If you have pension benefits which are still held within a UK pension arrangement, you might have been thinking about transferring into an overseas
pension which allows you to have access to the whole accumulated fund value. After all, there are people advertising this service so perhaps you assume that it must be OK.
However, to do this you need to break the existing Trust which gives birth to the concept of Pension Busting. To achieve this you will typically need to utilise a Qualifying Recognised Overseas Pension Scheme (QRO PS), based in a jurisdiction which allows 100% pension fund withdrawal. Before we move on though, it is worth considering who these schemes are Recognised by the answer is HM Revenue & Customs in the UK. Except in the case of triviality with very small fund values, HMRC do not allow 100% fund withdrawal, their maximum is 25%.
However, where funds are transferring to an overseas pension, HMRC have a requirement that at least 70% of the transferring fund should be used to provide income. Consequently, agreement has been reached with some jurisdictions, like Guernsey and the Isle of Man, to allow 30% to be paid as a lump sum there is no such agreement to allow 100% to be withdrawn.
If HMRC withdraw recognition of the QRO PS at some future point, it wont be the Trustees who have a problem but potentially, the individuals who transferred their benefits! Where benefits are paid in excess of the amounts allowed by HMRC , the tax penalty is 55% and there is a view held by some that it is only a matter of time before HMRC seek to recover this tax. How could they do this if people are now tax resident overseas?
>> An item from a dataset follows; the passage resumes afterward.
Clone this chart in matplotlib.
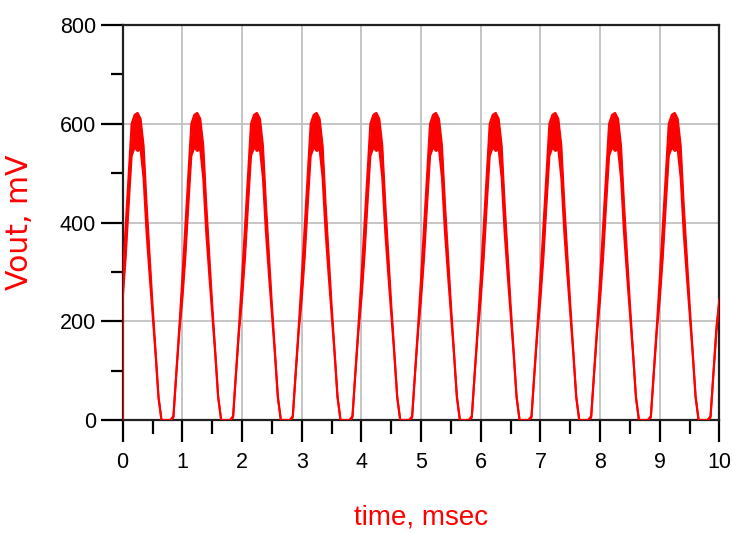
#!/usr/bin/env python
"""
Rectifier output transient: Vout (mV) vs time (msec).
Ten identical periods of 1 ms; the upper half of each pulse carries a
switching ripple, drawn as a filled band between two envelopes.
"""

import matplotlib
matplotlib.use("Agg")
import matplotlib.pyplot as plt
import matplotlib.ticker as ticker
import numpy as np

# ---------------------------------------------------------------------------
# Data (one period; every period looks the same)
# ---------------------------------------------------------------------------

PERIOD_MS = 1.0
N_PERIODS = 10

# time inside one period, msec
cycle_t = [0.00, 0.05, 0.10, 0.15, 0.20, 0.25, 0.30, 0.35, 0.40, 0.45,
           0.50, 0.55, 0.60, 0.65, 0.70, 0.75, 0.80, 0.85, 0.90, 0.95]
# ripple band, upper edge (mV)
cycle_upper = [288, 392, 498, 600, 618, 622, 610, 556, 438, 335,
               234, 140, 48, 0, 0, 0, 0, 8, 100, 190]
# ripple band, lower edge (mV)
cycle_lower = [245, 330, 435, 535, 552, 545, 548, 490, 380, 295,
               215, 135, 45, 0, 0, 0, 0, 5, 95, 180]

START_MV = 0      # trace starts from 0 V at t = 0
END_MV = 245      # value at the right edge (t = 10 ms)

x_ticks = [0, 1, 2, 3, 4, 5, 6, 7, 8, 9, 10]
y_ticks = [0, 200, 400, 600, 800]

RED = "#FF0000"
FONT = "Liberation Sans"


def build_trace():
    """Repeat the measured period over the 10 ms window."""
    t, up, lo = [0.0], [START_MV], [START_MV]
    for k in range(N_PERIODS):
        t += [k * PERIOD_MS + c for c in cycle_t]
        up += cycle_upper
        lo += cycle_lower
    t.append(N_PERIODS * PERIOD_MS)
    up.append(END_MV)
    lo.append(END_MV)
    return np.array(t), np.array(up), np.array(lo)


def main():
    t, up, lo = build_trace()

    fig = plt.figure(figsize=(7.32, 5.33), dpi=100)
    ax = fig.add_axes([0.1676, 0.2120, 0.8153, 0.7411])

    ax.fill_between(t, lo, up, color=RED, lw=0, zorder=3)
    ax.plot(t, up, color=RED, lw=1.5, zorder=3)
    ax.plot(t, lo, color=RED, lw=1.5, zorder=3)

    ax.set_xlim(0, 10)
    ax.set_ylim(0, 800)
    ax.set_xticks(x_ticks)
    ax.set_yticks(y_ticks)
    ax.xaxis.set_minor_locator(ticker.MultipleLocator(0.5))
    ax.yaxis.set_minor_locator(ticker.MultipleLocator(100))

    ax.grid(True, which="major", color="#C0C0C0", lw=1.3)
    ax.set_axisbelow(True)

    for sp in ax.spines.values():
        sp.set_linewidth(1.6)
        sp.set_color("#202020")

    ax.tick_params(axis="x", which="major", length=16, width=1.6,
                   pad=7, labelsize=15.5)
    ax.tick_params(axis="x", which="minor", length=10, width=1.6)
    ax.tick_params(axis="y", which="major", length=15.5, width=1.6,
                   pad=3.6, labelsize=15.5)
    ax.tick_params(axis="y", which="minor", length=8.4, width=1.6)

    ax.set_xlabel("time, msec", color=RED, fontsize=20, family=FONT)
    ax.set_ylabel("Vout, mV", color=RED, fontsize=21.5, family="DejaVu Sans")
    ax.xaxis.set_label_coords(0.5, -0.215)
    ax.yaxis.set_label_coords(-0.148, 0.5)

    for lab in ax.get_xticklabels() + ax.get_yticklabels():
        lab.set_family(FONT)

    fig.savefig("out.png", dpi=100)
    plt.close(fig)


if __name__ == "__main__":
    main()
Possibly through the general sharing of information which is occurring between authorities and existing Dual Tax Treaties If you decide to follow this route however, another question is how much of your fund will be taken up by charges.
Furthermore, if you are Spanish tax resident, how will the amount you receive be assessed for tax? It certainly wont be tax free and could result in a substantial tax bill which eats in to the value even further. The biggest downside of all though comes when you ask the question why did I join the pension in the first place. In all probability, this was to give you income in retirement, providing you with a secure financial position in your later years.
As attractive as it may seem to take the fund value now, how will you then top up your State pension benefits? The best advice is to make sure you have considered all of the alternatives and looked at the downsides because once your pension is Busted there is no way back!